---- Data lines
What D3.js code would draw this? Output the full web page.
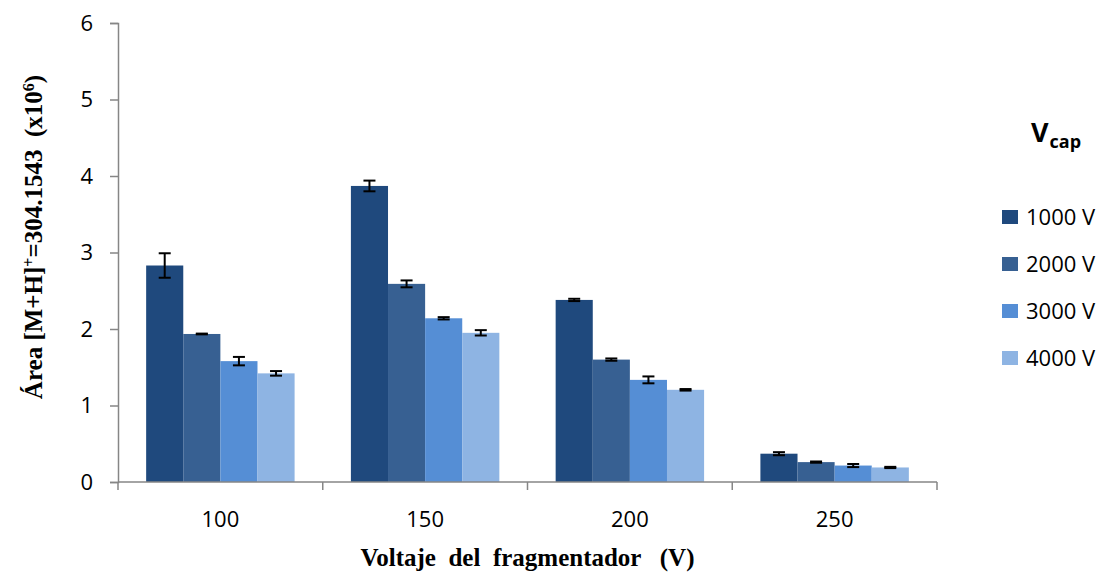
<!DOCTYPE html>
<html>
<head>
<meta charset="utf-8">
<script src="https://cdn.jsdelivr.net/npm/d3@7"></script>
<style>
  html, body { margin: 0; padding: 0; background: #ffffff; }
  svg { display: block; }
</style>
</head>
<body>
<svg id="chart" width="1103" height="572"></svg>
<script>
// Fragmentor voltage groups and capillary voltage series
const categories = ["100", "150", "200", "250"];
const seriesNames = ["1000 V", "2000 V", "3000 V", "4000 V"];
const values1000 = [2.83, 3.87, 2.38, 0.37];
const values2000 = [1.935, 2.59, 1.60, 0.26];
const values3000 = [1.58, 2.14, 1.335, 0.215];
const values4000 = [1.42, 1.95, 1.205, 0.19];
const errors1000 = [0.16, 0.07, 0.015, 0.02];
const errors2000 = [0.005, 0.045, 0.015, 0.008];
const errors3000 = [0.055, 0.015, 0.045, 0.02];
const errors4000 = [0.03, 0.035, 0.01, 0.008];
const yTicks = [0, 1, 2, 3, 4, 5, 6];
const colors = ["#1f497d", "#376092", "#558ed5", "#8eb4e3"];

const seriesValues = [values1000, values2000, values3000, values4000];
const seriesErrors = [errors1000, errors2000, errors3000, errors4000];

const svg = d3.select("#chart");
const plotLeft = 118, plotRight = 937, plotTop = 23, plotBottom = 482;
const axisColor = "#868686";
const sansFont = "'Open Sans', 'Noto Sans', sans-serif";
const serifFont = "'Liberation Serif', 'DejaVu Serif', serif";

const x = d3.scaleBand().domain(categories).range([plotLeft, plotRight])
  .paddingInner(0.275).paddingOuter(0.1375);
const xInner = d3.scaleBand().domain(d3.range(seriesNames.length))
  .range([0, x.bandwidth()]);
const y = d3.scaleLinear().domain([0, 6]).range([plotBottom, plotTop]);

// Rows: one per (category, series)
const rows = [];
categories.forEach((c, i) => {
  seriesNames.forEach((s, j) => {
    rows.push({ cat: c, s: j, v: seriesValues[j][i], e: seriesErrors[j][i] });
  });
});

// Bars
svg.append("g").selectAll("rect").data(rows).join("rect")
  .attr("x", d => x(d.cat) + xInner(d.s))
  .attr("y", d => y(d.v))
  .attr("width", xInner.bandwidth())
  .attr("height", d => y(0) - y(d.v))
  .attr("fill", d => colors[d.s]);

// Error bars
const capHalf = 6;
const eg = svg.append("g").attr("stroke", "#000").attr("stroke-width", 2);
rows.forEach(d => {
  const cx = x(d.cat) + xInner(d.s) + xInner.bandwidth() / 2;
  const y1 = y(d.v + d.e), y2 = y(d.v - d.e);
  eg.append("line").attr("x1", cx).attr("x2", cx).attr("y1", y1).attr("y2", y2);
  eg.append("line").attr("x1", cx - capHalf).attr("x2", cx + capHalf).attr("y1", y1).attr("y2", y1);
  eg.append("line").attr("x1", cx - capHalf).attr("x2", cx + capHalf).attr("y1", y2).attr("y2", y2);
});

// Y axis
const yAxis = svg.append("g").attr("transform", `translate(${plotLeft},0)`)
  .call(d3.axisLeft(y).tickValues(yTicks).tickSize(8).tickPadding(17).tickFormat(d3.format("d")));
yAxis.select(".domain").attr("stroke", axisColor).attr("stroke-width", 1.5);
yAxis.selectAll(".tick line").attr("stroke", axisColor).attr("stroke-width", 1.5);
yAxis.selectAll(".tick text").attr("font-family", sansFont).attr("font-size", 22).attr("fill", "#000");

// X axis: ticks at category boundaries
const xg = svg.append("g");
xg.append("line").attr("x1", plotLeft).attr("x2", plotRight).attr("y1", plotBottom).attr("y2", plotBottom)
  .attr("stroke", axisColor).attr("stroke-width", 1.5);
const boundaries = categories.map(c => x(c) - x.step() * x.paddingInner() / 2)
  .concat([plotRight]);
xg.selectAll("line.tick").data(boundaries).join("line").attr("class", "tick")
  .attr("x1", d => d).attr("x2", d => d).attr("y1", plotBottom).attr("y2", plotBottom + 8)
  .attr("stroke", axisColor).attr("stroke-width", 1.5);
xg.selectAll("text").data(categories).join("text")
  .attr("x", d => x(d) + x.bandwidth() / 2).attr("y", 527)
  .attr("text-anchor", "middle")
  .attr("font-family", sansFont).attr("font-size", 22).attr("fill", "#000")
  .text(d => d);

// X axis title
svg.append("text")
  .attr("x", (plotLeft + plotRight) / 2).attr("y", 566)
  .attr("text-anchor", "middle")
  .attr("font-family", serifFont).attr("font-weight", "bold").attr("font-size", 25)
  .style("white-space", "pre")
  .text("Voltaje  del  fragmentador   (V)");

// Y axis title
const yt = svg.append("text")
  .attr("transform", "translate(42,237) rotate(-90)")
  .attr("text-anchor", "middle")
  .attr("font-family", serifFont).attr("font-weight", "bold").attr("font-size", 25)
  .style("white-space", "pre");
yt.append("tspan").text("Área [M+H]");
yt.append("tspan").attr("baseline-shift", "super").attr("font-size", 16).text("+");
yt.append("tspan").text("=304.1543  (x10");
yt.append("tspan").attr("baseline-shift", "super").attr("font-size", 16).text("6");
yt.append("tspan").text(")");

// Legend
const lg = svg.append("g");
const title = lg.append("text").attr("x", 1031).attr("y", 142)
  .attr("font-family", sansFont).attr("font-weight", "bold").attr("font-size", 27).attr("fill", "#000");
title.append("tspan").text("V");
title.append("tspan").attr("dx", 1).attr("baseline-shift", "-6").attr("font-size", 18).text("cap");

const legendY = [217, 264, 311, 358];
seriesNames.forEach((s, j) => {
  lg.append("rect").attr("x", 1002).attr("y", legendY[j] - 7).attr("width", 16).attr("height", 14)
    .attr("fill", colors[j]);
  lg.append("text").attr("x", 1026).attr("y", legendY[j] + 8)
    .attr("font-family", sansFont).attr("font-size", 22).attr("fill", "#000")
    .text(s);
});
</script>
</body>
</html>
--------
* [The exercise]
Using the material above, set down every line exactly, but skip the pictures.

* [Exercise answer]
What D3.js code would draw this? Output the full web page.
<!DOCTYPE html>
<html>
<head>
<meta charset="utf-8">
<script src="https://cdn.jsdelivr.net/npm/d3@7"></script>
<style>
  html, body { margin: 0; padding: 0; background: #ffffff; }
  svg { display: block; }
</style>
</head>
<body>
<svg id="chart" width="1103" height="572"></svg>
<script>
// Fragmentor voltage groups and capillary voltage series
const categories = ["100", "150", "200", "250"];
const seriesNames = ["1000 V", "2000 V", "3000 V", "4000 V"];
const values1000 = [2.83, 3.87, 2.38, 0.37];
const values2000 = [1.935, 2.59, 1.60, 0.26];
const values3000 = [1.58, 2.14, 1.335, 0.215];
const values4000 = [1.42, 1.95, 1.205, 0.19];
const errors1000 = [0.16, 0.07, 0.015, 0.02];
const errors2000 = [0.005, 0.045, 0.015, 0.008];
const errors3000 = [0.055, 0.015, 0.045, 0.02];
const errors4000 = [0.03, 0.035, 0.01, 0.008];
const yTicks = [0, 1, 2, 3, 4, 5, 6];
const colors = ["#1f497d", "#376092", "#558ed5", "#8eb4e3"];

const seriesValues = [values1000, values2000, values3000, values4000];
const seriesErrors = [errors1000, errors2000, errors3000, errors4000];

const svg = d3.select("#chart");
const plotLeft = 118, plotRight = 937, plotTop = 23, plotBottom = 482;
const axisColor = "#868686";
const sansFont = "'Open Sans', 'Noto Sans', sans-serif";
const serifFont = "'Liberation Serif', 'DejaVu Serif', serif";

const x = d3.scaleBand().domain(categories).range([plotLeft, plotRight])
  .paddingInner(0.275).paddingOuter(0.1375);
const xInner = d3.scaleBand().domain(d3.range(seriesNames.length))
  .range([0, x.bandwidth()]);
const y = d3.scaleLinear().domain([0, 6]).range([plotBottom, plotTop]);

// Rows: one per (category, series)
const rows = [];
categories.forEach((c, i) => {
  seriesNames.forEach((s, j) => {
    rows.push({ cat: c, s: j, v: seriesValues[j][i], e: seriesErrors[j][i] });
  });
});

// Bars
svg.append("g").selectAll("rect").data(rows).join("rect")
  .attr("x", d => x(d.cat) + xInner(d.s))
  .attr("y", d => y(d.v))
  .attr("width", xInner.bandwidth())
  .attr("height", d => y(0) - y(d.v))
  .attr("fill", d => colors[d.s]);

// Error bars
const capHalf = 6;
const eg = svg.append("g").attr("stroke", "#000").attr("stroke-width", 2);
rows.forEach(d => {
  const cx = x(d.cat) + xInner(d.s) + xInner.bandwidth() / 2;
  const y1 = y(d.v + d.e), y2 = y(d.v - d.e);
  eg.append("line").attr("x1", cx).attr("x2", cx).attr("y1", y1).attr("y2", y2);
  eg.append("line").attr("x1", cx - capHalf).attr("x2", cx + capHalf).attr("y1", y1).attr("y2", y1);
  eg.append("line").attr("x1", cx - capHalf).attr("x2", cx + capHalf).attr("y1", y2).attr("y2", y2);
});

// Y axis
const yAxis = svg.append("g").attr("transform", `translate(${plotLeft},0)`)
  .call(d3.axisLeft(y).tickValues(yTicks).tickSize(8).tickPadding(17).tickFormat(d3.format("d")));
yAxis.select(".domain").attr("stroke", axisColor).attr("stroke-width", 1.5);
yAxis.selectAll(".tick line").attr("stroke", axisColor).attr("stroke-width", 1.5);
yAxis.selectAll(".tick text").attr("font-family", sansFont).attr("font-size", 22).attr("fill", "#000");

// X axis: ticks at category boundaries
const xg = svg.append("g");
xg.append("line").attr("x1", plotLeft).attr("x2", plotRight).attr("y1", plotBottom).attr("y2", plotBottom)
  .attr("stroke", axisColor).attr("stroke-width", 1.5);
const boundaries = categories.map(c => x(c) - x.step() * x.paddingInner() / 2)
  .concat([plotRight]);
xg.selectAll("line.tick").data(boundaries).join("line").attr("class", "tick")
  .attr("x1", d => d).attr("x2", d => d).attr("y1", plotBottom).attr("y2", plotBottom + 8)
  .attr("stroke", axisColor).attr("stroke-width", 1.5);
xg.selectAll("text").data(categories).join("text")
  .attr("x", d => x(d) + x.bandwidth() / 2).attr("y", 527)
  .attr("text-anchor", "middle")
  .attr("font-family", sansFont).attr("font-size", 22).attr("fill", "#000")
  .text(d => d);

// X axis title
svg.append("text")
  .attr("x", (plotLeft + plotRight) / 2).attr("y", 566)
  .attr("text-anchor", "middle")
  .attr("font-family", serifFont).attr("font-weight", "bold").attr("font-size", 25)
  .style("white-space", "pre")
  .text("Voltaje  del  fragmentador   (V)");

// Y axis title
const yt = svg.append("text")
  .attr("transform", "translate(42,237) rotate(-90)")
  .attr("text-anchor", "middle")
  .attr("font-family", serifFont).attr("font-weight", "bold").attr("font-size", 25)
  .style("white-space", "pre");
yt.append("tspan").text("Área [M+H]");
yt.append("tspan").attr("baseline-shift", "super").attr("font-size", 16).text("+");
yt.append("tspan").text("=304.1543  (x10");
yt.append("tspan").attr("baseline-shift", "super").attr("font-size", 16).text("6");
yt.append("tspan").text(")");

// Legend
const lg = svg.append("g");
const title = lg.append("text").attr("x", 1031).attr("y", 142)
  .attr("font-family", sansFont).attr("font-weight", "bold").attr("font-size", 27).attr("fill", "#000");
title.append("tspan").text("V");
title.append("tspan").attr("dx", 1).attr("baseline-shift", "-6").attr("font-size", 18).text("cap");

const legendY = [217, 264, 311, 358];
seriesNames.forEach((s, j) => {
  lg.append("rect").attr("x", 1002).attr("y", legendY[j] - 7).attr("width", 16).attr("height", 14)
    .attr("fill", colors[j]);
  lg.append("text").attr("x", 1026).attr("y", legendY[j] + 8)
    .attr("font-family", sansFont).attr("font-size", 22).attr("fill", "#000")
    .text(s);
});
</script>
</body>
</html>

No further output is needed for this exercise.